* WHAT THE TASK ASKS: Every line below is to be copied exactly, with the pictures left out.

* RAW DATA:

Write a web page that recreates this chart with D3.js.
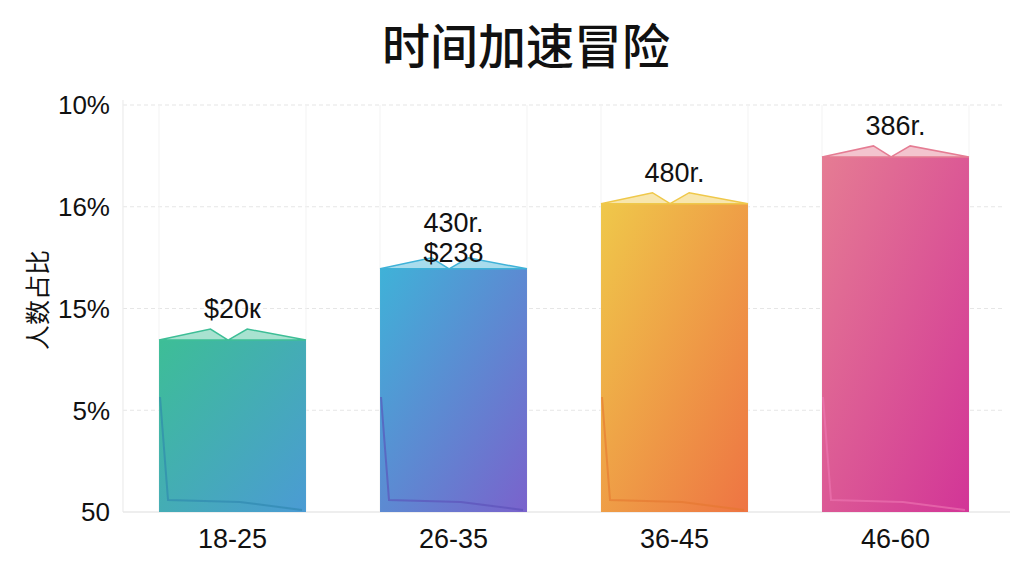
<!DOCTYPE html>
<html><head><meta charset="utf-8">
<script src="https://cdn.jsdelivr.net/npm/d3@7"></script>
<style>
html,body{margin:0;padding:0;background:#fff;}
svg{display:block;}
</style></head>
<body>
<svg id="chart" width="1024" height="576"></svg>
<script>
const title = "时间加速冒险";
const yAxisTitle = "人数占比";
const categories = ["18-25", "26-35", "36-45", "46-60"];
const values = [8.45, 11.95, 15.15, 17.45];
const valueLabels = [["$20к"], ["430r.", "$238"], ["480r."], ["386r."]];
const tickValues = [0, 5, 10, 15, 20];
const tickLabels = ["50", "5%", "15%", "16%", "10%"];
const colorStart = ["#3dbe96", "#3fb2d8", "#efc84a", "#e57c93"];
const colorEnd = ["#4b9bd4", "#7a62cc", "#ee7443", "#d23597"];
const lineColor = ["#2d86ad", "#5a4fb8", "#e5762e", "#ee78b4"];

const svg = d3.select("#chart");
const margin = {left: 123, right: 19, top: 105, bottom: 64};
const W = 1024, H = 576;

const x = d3.scaleBand().domain(categories)
  .range([margin.left, W - margin.right])
  .paddingInner(0.335).paddingOuter(0.163);
const y = d3.scaleLinear().domain([0, 20]).range([H - margin.bottom, margin.top]);

const defs = svg.append("defs");
categories.forEach((c, i) => {
  const g = defs.append("linearGradient").attr("id", "g" + i)
    .attr("x1", "0%").attr("y1", "0%").attr("x2", "100%").attr("y2", "100%");
  g.append("stop").attr("offset", "0%").attr("stop-color", colorStart[i]);
  g.append("stop").attr("offset", "100%").attr("stop-color", colorEnd[i]);
});

// title
svg.append("text").attr("x", 526).attr("y", 64)
  .attr("text-anchor", "middle")
  .attr("font-family", "'Noto Sans CJK SC', sans-serif")
  .attr("font-weight", 500)
  .attr("font-size", 48).attr("fill", "#111").text(title);

// grid lines (horizontal, dashed)
svg.append("g").selectAll("line").data(tickValues.filter(v => v > 0)).join("line")
  .attr("x1", margin.left).attr("x2", W - margin.right)
  .attr("y1", d => y(d)).attr("y2", d => y(d))
  .attr("stroke", "#e6e6e6").attr("stroke-width", 1.2).attr("stroke-dasharray", "4,3");

// faint vertical lines
const vlines = [];
categories.forEach(c => { vlines.push(x(c)); vlines.push(x(c) + x.bandwidth()); });
svg.append("g").selectAll("line").data(vlines).join("line")
  .attr("x1", d => d).attr("x2", d => d)
  .attr("y1", y(20)).attr("y2", y(0))
  .attr("stroke", "#f3f3f3").attr("stroke-width", 1);

// y axis line
svg.append("line").attr("x1", margin.left).attr("x2", margin.left)
  .attr("y1", y(20) - 5).attr("y2", y(0))
  .attr("stroke", "#ececec").attr("stroke-width", 1.2);
// baseline
svg.append("line").attr("x1", margin.left).attr("x2", W - margin.right + 5)
  .attr("y1", y(0)).attr("y2", y(0))
  .attr("stroke", "#e8e8e8").attr("stroke-width", 1.5);

// y axis tick labels
const yAxis = d3.axisLeft(y).tickValues(tickValues)
  .tickFormat((d, i) => tickLabels[i]).tickSize(0).tickPadding(13);
const ya = svg.append("g").attr("transform", `translate(${margin.left},0)`).call(yAxis);
ya.select(".domain").remove();
ya.selectAll("text").attr("font-family", "'Liberation Sans', Arial, sans-serif")
  .attr("font-size", 26).attr("fill", "#111").attr("dy", "0.34em");

// y axis title
svg.append("text").attr("transform", "translate(47,300) rotate(-90)")
  .attr("text-anchor", "middle")
  .attr("font-family", "'Noto Sans CJK SC', sans-serif")
  .attr("font-size", 25).attr("fill", "#111").text(yAxisTitle);

// x axis labels
const xAxis = d3.axisBottom(x).tickSize(0).tickPadding(17);
const xa = svg.append("g").attr("transform", `translate(0,${y(0)})`).call(xAxis);
xa.select(".domain").remove();
xa.selectAll("text").attr("font-family", "'Liberation Sans', Arial, sans-serif")
  .attr("font-size", 27).attr("fill", "#111");

// bars
const bars = svg.append("g").selectAll("g").data(categories).join("g");
bars.append("rect")
  .attr("x", d => x(d)).attr("width", x.bandwidth())
  .attr("y", (d, i) => y(values[i])).attr("height", (d, i) => y(0) - y(values[i]))
  .attr("fill", (d, i) => `url(#g${i})`);

// roof shapes
bars.append("path")
  .attr("d", (d, i) => {
    const x0 = x(d), w = x.bandwidth(), t = y(values[i]);
    return `M${x0},${t} L${x0 + w * 0.35},${t - 11} L${x0 + w * 0.47},${t} L${x0 + w * 0.6},${t - 11} L${x0 + w},${t} Z`;
  })
  .attr("fill", (d, i) => colorStart[i]).attr("fill-opacity", 0.45)
  .attr("stroke", (d, i) => colorStart[i]).attr("stroke-width", 1.5);

// inner decorative lines
bars.append("path")
  .attr("d", (d, i) => {
    const x0 = x(d), w = x.bandwidth(), b = y(0);
    return `M${x0 + 1},${b - 115} L${x0 + 9},${b - 12} L${x0 + w * 0.55},${b - 10} L${x0 + w - 4},${b - 2}`;
  })
  .attr("fill", "none")
  .attr("stroke", (d, i) => lineColor[i]).attr("stroke-opacity", 0.6).attr("stroke-width", 2);

// value labels
bars.each(function(d, i) {
  const g = d3.select(this);
  const cx = x(d) + x.bandwidth() / 2;
  const t = y(values[i]);
  const lines = valueLabels[i];
  lines.forEach((s, j) => {
    const offset = lines.length === 1 ? 22 : (lines.length - 1 - j) * 30 + 7;
    g.append("text").attr("x", cx).attr("y", t - offset)
      .attr("text-anchor", "middle")
      .attr("font-family", "'Liberation Sans', Arial, sans-serif")
      .attr("font-size", 27).attr("fill", "#111").text(s);
  });
});
</script>
</body></html>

* RESULT FOR THIS TASK:
Write a web page that recreates this chart with D3.js.
<!DOCTYPE html>
<html><head><meta charset="utf-8">
<script src="https://cdn.jsdelivr.net/npm/d3@7"></script>
<style>
html,body{margin:0;padding:0;background:#fff;}
svg{display:block;}
</style></head>
<body>
<svg id="chart" width="1024" height="576"></svg>
<script>
const title = "时间加速冒险";
const yAxisTitle = "人数占比";
const categories = ["18-25", "26-35", "36-45", "46-60"];
const values = [8.45, 11.95, 15.15, 17.45];
const valueLabels = [["$20к"], ["430r.", "$238"], ["480r."], ["386r."]];
const tickValues = [0, 5, 10, 15, 20];
const tickLabels = ["50", "5%", "15%", "16%", "10%"];
const colorStart = ["#3dbe96", "#3fb2d8", "#efc84a", "#e57c93"];
const colorEnd = ["#4b9bd4", "#7a62cc", "#ee7443", "#d23597"];
const lineColor = ["#2d86ad", "#5a4fb8", "#e5762e", "#ee78b4"];

const svg = d3.select("#chart");
const margin = {left: 123, right: 19, top: 105, bottom: 64};
const W = 1024, H = 576;

const x = d3.scaleBand().domain(categories)
  .range([margin.left, W - margin.right])
  .paddingInner(0.335).paddingOuter(0.163);
const y = d3.scaleLinear().domain([0, 20]).range([H - margin.bottom, margin.top]);

const defs = svg.append("defs");
categories.forEach((c, i) => {
  const g = defs.append("linearGradient").attr("id", "g" + i)
    .attr("x1", "0%").attr("y1", "0%").attr("x2", "100%").attr("y2", "100%");
  g.append("stop").attr("offset", "0%").attr("stop-color", colorStart[i]);
  g.append("stop").attr("offset", "100%").attr("stop-color", colorEnd[i]);
});

// title
svg.append("text").attr("x", 526).attr("y", 64)
  .attr("text-anchor", "middle")
  .attr("font-family", "'Noto Sans CJK SC', sans-serif")
  .attr("font-weight", 500)
  .attr("font-size", 48).attr("fill", "#111").text(title);

// grid lines (horizontal, dashed)
svg.append("g").selectAll("line").data(tickValues.filter(v => v > 0)).join("line")
  .attr("x1", margin.left).attr("x2", W - margin.right)
  .attr("y1", d => y(d)).attr("y2", d => y(d))
  .attr("stroke", "#e6e6e6").attr("stroke-width", 1.2).attr("stroke-dasharray", "4,3");

// faint vertical lines
const vlines = [];
categories.forEach(c => { vlines.push(x(c)); vlines.push(x(c) + x.bandwidth()); });
svg.append("g").selectAll("line").data(vlines).join("line")
  .attr("x1", d => d).attr("x2", d => d)
  .attr("y1", y(20)).attr("y2", y(0))
  .attr("stroke", "#f3f3f3").attr("stroke-width", 1);

// y axis line
svg.append("line").attr("x1", margin.left).attr("x2", margin.left)
  .attr("y1", y(20) - 5).attr("y2", y(0))
  .attr("stroke", "#ececec").attr("stroke-width", 1.2);
// baseline
svg.append("line").attr("x1", margin.left).attr("x2", W - margin.right + 5)
  .attr("y1", y(0)).attr("y2", y(0))
  .attr("stroke", "#e8e8e8").attr("stroke-width", 1.5);

// y axis tick labels
const yAxis = d3.axisLeft(y).tickValues(tickValues)
  .tickFormat((d, i) => tickLabels[i]).tickSize(0).tickPadding(13);
const ya = svg.append("g").attr("transform", `translate(${margin.left},0)`).call(yAxis);
ya.select(".domain").remove();
ya.selectAll("text").attr("font-family", "'Liberation Sans', Arial, sans-serif")
  .attr("font-size", 26).attr("fill", "#111").attr("dy", "0.34em");

// y axis title
svg.append("text").attr("transform", "translate(47,300) rotate(-90)")
  .attr("text-anchor", "middle")
  .attr("font-family", "'Noto Sans CJK SC', sans-serif")
  .attr("font-size", 25).attr("fill", "#111").text(yAxisTitle);

// x axis labels
const xAxis = d3.axisBottom(x).tickSize(0).tickPadding(17);
const xa = svg.append("g").attr("transform", `translate(0,${y(0)})`).call(xAxis);
xa.select(".domain").remove();
xa.selectAll("text").attr("font-family", "'Liberation Sans', Arial, sans-serif")
  .attr("font-size", 27).attr("fill", "#111");

// bars
const bars = svg.append("g").selectAll("g").data(categories).join("g");
bars.append("rect")
  .attr("x", d => x(d)).attr("width", x.bandwidth())
  .attr("y", (d, i) => y(values[i])).attr("height", (d, i) => y(0) - y(values[i]))
  .attr("fill", (d, i) => `url(#g${i})`);

// roof shapes
bars.append("path")
  .attr("d", (d, i) => {
    const x0 = x(d), w = x.bandwidth(), t = y(values[i]);
    return `M${x0},${t} L${x0 + w * 0.35},${t - 11} L${x0 + w * 0.47},${t} L${x0 + w * 0.6},${t - 11} L${x0 + w},${t} Z`;
  })
  .attr("fill", (d, i) => colorStart[i]).attr("fill-opacity", 0.45)
  .attr("stroke", (d, i) => colorStart[i]).attr("stroke-width", 1.5);

// inner decorative lines
bars.append("path")
  .attr("d", (d, i) => {
    const x0 = x(d), w = x.bandwidth(), b = y(0);
    return `M${x0 + 1},${b - 115} L${x0 + 9},${b - 12} L${x0 + w * 0.55},${b - 10} L${x0 + w - 4},${b - 2}`;
  })
  .attr("fill", "none")
  .attr("stroke", (d, i) => lineColor[i]).attr("stroke-opacity", 0.6).attr("stroke-width", 2);

// value labels
bars.each(function(d, i) {
  const g = d3.select(this);
  const cx = x(d) + x.bandwidth() / 2;
  const t = y(values[i]);
  const lines = valueLabels[i];
  lines.forEach((s, j) => {
    const offset = lines.length === 1 ? 22 : (lines.length - 1 - j) * 30 + 7;
    g.append("text").attr("x", cx).attr("y", t - offset)
      .attr("text-anchor", "middle")
      .attr("font-family", "'Liberation Sans', Arial, sans-serif")
      .attr("font-size", 27).attr("fill", "#111").text(s);
  });
});
</script>
</body></html>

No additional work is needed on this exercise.